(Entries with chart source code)
(begin)

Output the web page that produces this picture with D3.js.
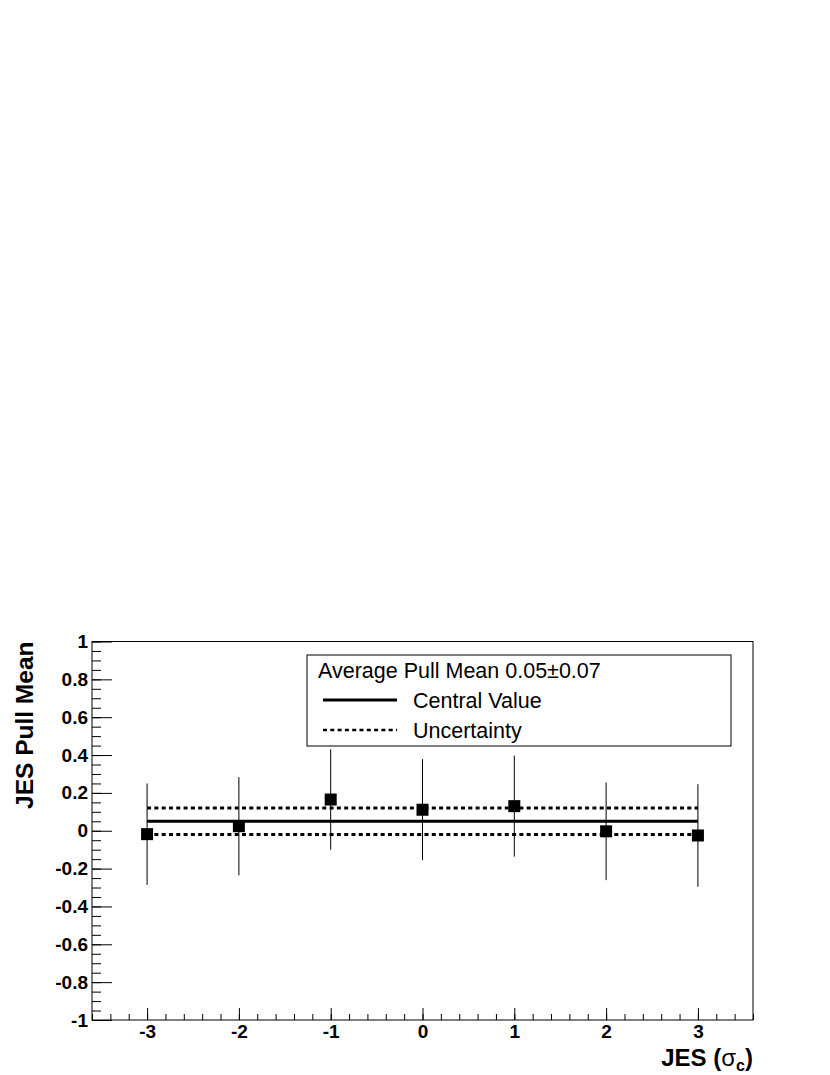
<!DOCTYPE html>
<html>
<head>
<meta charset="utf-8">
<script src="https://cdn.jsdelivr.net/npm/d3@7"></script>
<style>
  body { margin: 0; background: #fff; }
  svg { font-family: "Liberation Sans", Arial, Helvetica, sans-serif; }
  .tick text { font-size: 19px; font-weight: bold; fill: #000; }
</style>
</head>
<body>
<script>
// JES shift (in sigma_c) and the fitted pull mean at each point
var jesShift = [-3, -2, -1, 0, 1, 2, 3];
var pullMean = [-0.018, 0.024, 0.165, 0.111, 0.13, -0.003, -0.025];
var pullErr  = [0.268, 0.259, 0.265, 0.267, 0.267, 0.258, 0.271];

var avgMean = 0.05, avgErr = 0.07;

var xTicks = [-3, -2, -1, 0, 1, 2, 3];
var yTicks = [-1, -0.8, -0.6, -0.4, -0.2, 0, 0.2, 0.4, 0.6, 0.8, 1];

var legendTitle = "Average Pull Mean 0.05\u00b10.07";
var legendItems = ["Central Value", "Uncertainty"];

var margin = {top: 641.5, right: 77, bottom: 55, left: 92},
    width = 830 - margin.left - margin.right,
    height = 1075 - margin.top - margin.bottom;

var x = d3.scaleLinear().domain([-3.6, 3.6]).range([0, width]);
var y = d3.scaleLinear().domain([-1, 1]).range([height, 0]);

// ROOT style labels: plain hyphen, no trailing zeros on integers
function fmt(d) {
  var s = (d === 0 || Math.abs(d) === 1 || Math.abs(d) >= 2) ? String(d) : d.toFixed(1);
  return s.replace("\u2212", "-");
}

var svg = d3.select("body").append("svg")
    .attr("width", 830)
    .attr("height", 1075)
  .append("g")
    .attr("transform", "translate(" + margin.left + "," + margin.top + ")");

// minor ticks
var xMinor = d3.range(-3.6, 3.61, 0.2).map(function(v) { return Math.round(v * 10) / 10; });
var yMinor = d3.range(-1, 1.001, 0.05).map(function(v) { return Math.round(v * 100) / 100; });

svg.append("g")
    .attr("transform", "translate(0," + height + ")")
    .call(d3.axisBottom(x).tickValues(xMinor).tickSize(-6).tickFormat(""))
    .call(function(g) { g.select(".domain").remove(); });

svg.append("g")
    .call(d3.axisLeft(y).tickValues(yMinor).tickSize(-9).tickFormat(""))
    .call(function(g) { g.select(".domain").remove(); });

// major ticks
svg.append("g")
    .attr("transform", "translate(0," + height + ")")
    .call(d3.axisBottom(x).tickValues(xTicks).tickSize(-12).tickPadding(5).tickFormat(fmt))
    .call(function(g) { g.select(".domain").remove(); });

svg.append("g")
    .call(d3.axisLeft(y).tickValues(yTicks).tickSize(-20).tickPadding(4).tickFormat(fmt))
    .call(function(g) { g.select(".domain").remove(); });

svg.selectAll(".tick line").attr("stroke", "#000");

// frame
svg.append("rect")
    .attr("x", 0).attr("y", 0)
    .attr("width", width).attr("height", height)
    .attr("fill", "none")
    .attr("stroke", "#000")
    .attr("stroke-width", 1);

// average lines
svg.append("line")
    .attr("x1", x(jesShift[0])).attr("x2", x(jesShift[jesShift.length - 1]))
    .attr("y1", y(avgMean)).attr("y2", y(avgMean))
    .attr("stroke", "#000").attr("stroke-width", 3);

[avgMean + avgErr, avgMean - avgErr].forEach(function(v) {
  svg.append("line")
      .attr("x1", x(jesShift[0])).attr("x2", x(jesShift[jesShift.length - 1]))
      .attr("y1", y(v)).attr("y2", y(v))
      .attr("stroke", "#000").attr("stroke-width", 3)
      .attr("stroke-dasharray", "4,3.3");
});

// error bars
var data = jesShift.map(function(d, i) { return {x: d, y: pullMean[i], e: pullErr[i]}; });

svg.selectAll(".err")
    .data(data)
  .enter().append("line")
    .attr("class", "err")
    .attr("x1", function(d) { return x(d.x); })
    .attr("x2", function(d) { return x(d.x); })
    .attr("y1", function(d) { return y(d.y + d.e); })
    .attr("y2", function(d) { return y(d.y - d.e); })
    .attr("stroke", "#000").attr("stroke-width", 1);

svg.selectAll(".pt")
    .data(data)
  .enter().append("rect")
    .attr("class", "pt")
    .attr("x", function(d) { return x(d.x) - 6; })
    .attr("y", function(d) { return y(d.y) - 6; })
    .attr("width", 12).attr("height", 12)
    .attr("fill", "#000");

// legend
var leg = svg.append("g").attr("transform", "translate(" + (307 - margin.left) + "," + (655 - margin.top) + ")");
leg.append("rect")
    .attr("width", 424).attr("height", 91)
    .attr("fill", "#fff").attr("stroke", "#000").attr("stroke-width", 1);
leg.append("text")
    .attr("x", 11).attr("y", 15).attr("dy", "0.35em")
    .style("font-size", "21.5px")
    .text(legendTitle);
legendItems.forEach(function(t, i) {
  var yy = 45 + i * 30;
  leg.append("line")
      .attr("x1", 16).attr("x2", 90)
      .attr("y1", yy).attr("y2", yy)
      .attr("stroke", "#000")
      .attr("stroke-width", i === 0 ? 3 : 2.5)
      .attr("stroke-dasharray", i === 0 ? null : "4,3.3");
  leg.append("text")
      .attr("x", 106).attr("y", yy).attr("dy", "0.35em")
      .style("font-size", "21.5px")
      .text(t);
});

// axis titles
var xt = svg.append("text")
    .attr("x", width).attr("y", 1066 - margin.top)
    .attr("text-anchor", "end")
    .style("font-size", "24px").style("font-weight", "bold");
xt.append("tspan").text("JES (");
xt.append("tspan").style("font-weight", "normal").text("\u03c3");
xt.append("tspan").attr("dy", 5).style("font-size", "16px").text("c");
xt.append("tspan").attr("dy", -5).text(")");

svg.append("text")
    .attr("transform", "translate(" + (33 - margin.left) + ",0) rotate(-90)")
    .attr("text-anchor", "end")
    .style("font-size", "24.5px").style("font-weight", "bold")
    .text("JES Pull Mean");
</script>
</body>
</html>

(end)
(begin)

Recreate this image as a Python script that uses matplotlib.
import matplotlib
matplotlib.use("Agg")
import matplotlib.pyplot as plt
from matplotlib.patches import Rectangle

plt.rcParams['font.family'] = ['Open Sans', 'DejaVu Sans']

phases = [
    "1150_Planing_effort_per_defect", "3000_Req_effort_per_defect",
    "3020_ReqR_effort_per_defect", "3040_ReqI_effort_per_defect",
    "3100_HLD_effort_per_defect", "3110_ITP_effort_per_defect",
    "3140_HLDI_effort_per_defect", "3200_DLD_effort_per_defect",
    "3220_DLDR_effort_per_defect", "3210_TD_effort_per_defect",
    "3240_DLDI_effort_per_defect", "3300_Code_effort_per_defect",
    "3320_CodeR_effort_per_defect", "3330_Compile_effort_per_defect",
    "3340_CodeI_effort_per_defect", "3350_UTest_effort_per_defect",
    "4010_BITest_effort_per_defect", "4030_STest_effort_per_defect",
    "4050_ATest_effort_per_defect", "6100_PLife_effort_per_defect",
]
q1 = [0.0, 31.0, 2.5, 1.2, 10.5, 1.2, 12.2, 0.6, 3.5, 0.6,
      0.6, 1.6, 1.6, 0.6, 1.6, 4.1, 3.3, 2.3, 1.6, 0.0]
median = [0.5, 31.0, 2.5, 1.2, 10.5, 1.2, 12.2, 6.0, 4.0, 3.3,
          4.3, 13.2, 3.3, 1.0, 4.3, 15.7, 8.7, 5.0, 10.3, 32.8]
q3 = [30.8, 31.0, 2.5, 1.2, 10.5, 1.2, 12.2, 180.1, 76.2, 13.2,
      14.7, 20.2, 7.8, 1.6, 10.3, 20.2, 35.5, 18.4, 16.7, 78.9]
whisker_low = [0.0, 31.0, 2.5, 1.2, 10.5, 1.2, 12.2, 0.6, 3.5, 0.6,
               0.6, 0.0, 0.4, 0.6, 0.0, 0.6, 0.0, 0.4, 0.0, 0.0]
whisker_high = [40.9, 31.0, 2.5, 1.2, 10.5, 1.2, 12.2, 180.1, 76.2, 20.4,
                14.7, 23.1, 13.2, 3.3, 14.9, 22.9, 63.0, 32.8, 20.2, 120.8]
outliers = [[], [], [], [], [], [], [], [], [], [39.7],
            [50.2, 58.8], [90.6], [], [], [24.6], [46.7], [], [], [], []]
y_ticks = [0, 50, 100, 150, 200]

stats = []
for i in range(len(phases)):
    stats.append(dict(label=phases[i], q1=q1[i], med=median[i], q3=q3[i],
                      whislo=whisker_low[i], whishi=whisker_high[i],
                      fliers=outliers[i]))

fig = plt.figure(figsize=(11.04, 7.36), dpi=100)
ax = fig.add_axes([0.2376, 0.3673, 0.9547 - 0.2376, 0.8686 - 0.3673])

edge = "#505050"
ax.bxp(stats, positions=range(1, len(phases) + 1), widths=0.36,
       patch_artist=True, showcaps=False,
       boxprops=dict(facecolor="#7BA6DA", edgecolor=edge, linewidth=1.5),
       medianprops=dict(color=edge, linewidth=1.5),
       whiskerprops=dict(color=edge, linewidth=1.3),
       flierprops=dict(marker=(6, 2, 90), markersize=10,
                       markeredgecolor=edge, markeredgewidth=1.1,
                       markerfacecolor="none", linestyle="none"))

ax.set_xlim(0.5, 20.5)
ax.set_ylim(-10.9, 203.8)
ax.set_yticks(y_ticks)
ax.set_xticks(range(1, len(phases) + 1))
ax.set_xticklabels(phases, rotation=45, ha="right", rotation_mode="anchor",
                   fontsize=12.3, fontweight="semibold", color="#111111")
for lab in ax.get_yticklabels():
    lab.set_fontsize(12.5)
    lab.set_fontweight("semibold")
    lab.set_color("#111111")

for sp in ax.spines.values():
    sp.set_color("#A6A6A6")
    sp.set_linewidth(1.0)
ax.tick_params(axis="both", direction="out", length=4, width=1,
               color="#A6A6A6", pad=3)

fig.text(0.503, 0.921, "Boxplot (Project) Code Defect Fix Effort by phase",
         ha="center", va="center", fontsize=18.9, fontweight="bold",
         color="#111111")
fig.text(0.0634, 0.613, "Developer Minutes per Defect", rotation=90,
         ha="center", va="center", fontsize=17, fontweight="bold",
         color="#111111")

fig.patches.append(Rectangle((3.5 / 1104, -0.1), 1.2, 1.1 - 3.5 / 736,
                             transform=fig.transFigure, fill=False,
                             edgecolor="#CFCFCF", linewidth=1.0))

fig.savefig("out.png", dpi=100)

(end)

Look above for the line containing "Output the web", then write out every line from there down to the line containing "var avgMean = 0.05, avgErr = 0.07;", that line included, with no pictures.

[PROBLEM SOLUTION]
Output the web page that produces this picture with D3.js.
<!DOCTYPE html>
<html>
<head>
<meta charset="utf-8">
<script src="https://cdn.jsdelivr.net/npm/d3@7"></script>
<style>
  body { margin: 0; background: #fff; }
  svg { font-family: "Liberation Sans", Arial, Helvetica, sans-serif; }
  .tick text { font-size: 19px; font-weight: bold; fill: #000; }
</style>
</head>
<body>
<script>
// JES shift (in sigma_c) and the fitted pull mean at each point
var jesShift = [-3, -2, -1, 0, 1, 2, 3];
var pullMean = [-0.018, 0.024, 0.165, 0.111, 0.13, -0.003, -0.025];
var pullErr  = [0.268, 0.259, 0.265, 0.267, 0.267, 0.258, 0.271];

var avgMean = 0.05, avgErr = 0.07;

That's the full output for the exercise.